Pull out every line below that contains the word "diagram".
[start Records supplied]
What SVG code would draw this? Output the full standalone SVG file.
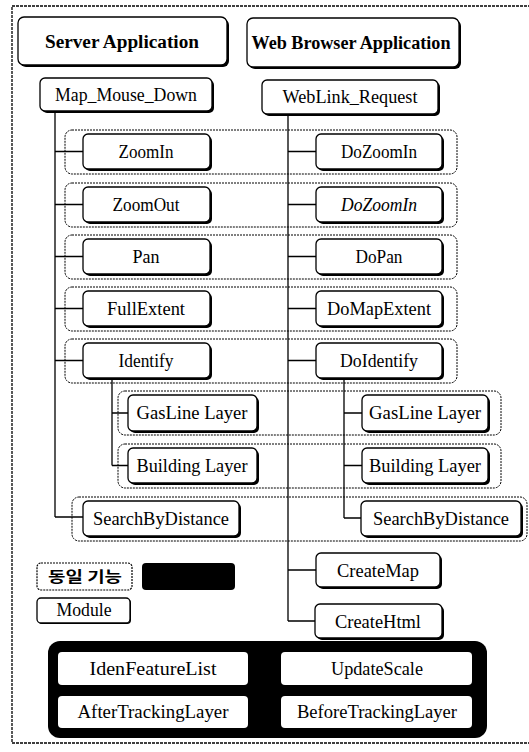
[end Records supplied]
[start Records supplied]
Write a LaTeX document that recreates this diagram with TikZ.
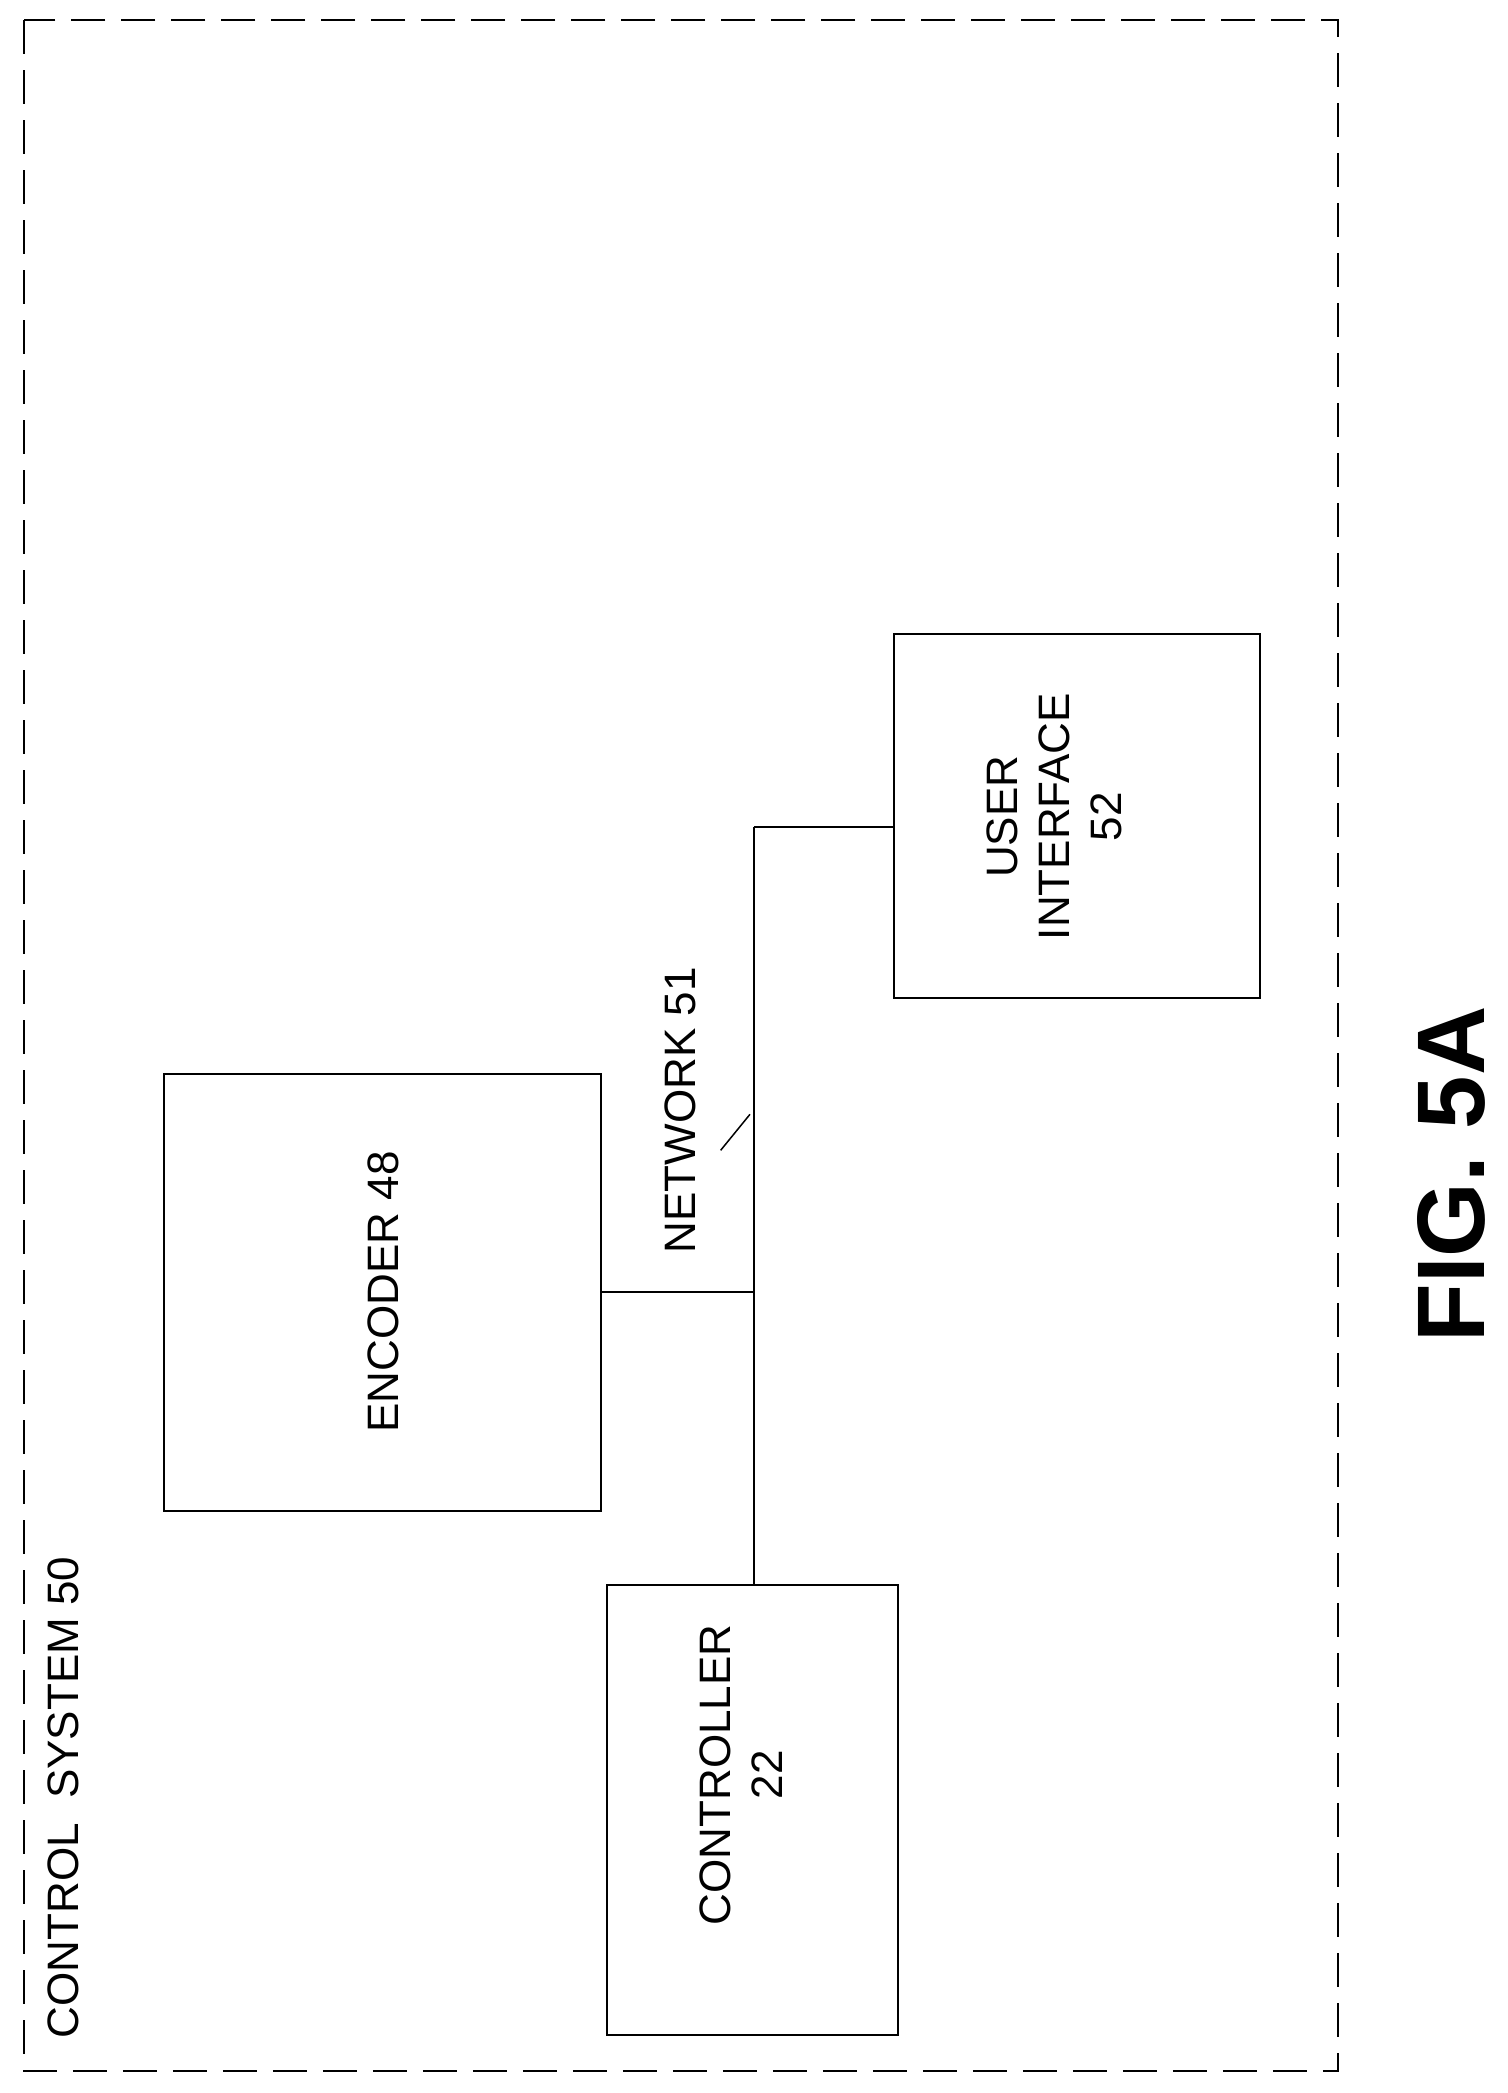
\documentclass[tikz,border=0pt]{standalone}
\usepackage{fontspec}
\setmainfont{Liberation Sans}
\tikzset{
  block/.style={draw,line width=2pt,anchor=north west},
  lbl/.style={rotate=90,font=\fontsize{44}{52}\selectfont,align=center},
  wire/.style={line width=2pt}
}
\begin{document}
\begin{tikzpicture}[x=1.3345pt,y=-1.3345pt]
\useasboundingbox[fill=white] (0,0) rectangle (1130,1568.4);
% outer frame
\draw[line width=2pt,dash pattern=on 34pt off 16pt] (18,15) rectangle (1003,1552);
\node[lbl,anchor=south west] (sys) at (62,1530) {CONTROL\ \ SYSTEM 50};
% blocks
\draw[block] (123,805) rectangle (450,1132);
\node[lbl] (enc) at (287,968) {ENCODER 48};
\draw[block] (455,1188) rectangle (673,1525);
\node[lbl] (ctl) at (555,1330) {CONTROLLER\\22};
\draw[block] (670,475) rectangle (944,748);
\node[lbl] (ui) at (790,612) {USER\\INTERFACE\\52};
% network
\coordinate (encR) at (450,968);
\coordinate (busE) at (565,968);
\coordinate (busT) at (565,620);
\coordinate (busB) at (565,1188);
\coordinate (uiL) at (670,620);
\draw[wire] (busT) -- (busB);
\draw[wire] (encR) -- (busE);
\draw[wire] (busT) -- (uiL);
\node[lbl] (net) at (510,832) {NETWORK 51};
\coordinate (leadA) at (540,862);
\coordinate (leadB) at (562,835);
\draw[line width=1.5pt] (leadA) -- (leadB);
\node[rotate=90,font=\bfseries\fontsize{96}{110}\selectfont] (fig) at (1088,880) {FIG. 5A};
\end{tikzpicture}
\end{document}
[end Records supplied]
[start Records supplied]
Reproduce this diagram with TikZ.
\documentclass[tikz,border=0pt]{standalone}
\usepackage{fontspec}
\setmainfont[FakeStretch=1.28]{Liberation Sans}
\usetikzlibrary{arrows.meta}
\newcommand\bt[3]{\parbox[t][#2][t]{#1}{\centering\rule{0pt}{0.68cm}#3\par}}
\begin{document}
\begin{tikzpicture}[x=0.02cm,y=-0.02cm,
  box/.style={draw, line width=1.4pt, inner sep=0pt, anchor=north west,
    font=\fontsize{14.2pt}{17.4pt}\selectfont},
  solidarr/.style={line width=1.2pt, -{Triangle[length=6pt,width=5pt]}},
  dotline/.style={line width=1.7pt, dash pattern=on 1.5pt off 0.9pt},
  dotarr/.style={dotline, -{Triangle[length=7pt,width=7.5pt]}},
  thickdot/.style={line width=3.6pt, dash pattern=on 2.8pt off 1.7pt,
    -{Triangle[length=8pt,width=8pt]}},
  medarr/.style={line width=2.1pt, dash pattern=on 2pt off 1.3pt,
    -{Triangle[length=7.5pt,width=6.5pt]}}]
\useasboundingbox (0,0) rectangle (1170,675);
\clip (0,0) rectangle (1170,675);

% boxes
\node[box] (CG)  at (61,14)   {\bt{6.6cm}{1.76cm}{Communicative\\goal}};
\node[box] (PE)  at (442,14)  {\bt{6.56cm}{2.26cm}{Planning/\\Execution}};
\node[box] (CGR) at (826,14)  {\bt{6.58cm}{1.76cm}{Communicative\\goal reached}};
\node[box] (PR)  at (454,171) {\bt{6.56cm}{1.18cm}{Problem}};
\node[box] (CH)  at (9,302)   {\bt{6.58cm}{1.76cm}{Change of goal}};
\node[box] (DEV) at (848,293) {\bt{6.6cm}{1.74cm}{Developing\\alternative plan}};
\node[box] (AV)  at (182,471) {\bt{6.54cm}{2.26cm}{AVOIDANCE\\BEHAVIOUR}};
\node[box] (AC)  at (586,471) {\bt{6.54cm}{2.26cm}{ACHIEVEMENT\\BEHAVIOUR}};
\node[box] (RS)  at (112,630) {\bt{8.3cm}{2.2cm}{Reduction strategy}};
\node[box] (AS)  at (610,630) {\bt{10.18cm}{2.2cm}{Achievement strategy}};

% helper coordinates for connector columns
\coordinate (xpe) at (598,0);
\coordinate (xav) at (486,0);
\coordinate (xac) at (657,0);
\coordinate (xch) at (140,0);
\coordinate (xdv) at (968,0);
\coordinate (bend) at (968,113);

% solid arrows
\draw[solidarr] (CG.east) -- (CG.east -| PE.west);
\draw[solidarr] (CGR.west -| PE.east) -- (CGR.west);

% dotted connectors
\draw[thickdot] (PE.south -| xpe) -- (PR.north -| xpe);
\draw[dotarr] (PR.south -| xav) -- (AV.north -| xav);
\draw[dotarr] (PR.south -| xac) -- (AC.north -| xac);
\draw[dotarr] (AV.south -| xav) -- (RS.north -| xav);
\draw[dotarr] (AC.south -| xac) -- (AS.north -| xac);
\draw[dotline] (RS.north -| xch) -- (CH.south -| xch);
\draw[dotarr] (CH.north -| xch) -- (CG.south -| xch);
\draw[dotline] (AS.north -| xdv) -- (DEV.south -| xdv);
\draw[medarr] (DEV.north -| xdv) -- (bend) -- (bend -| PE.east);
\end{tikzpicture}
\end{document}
[end Records supplied]
• **The completed task**
Write a LaTeX document that recreates this diagram with TikZ.
Reproduce this diagram with TikZ.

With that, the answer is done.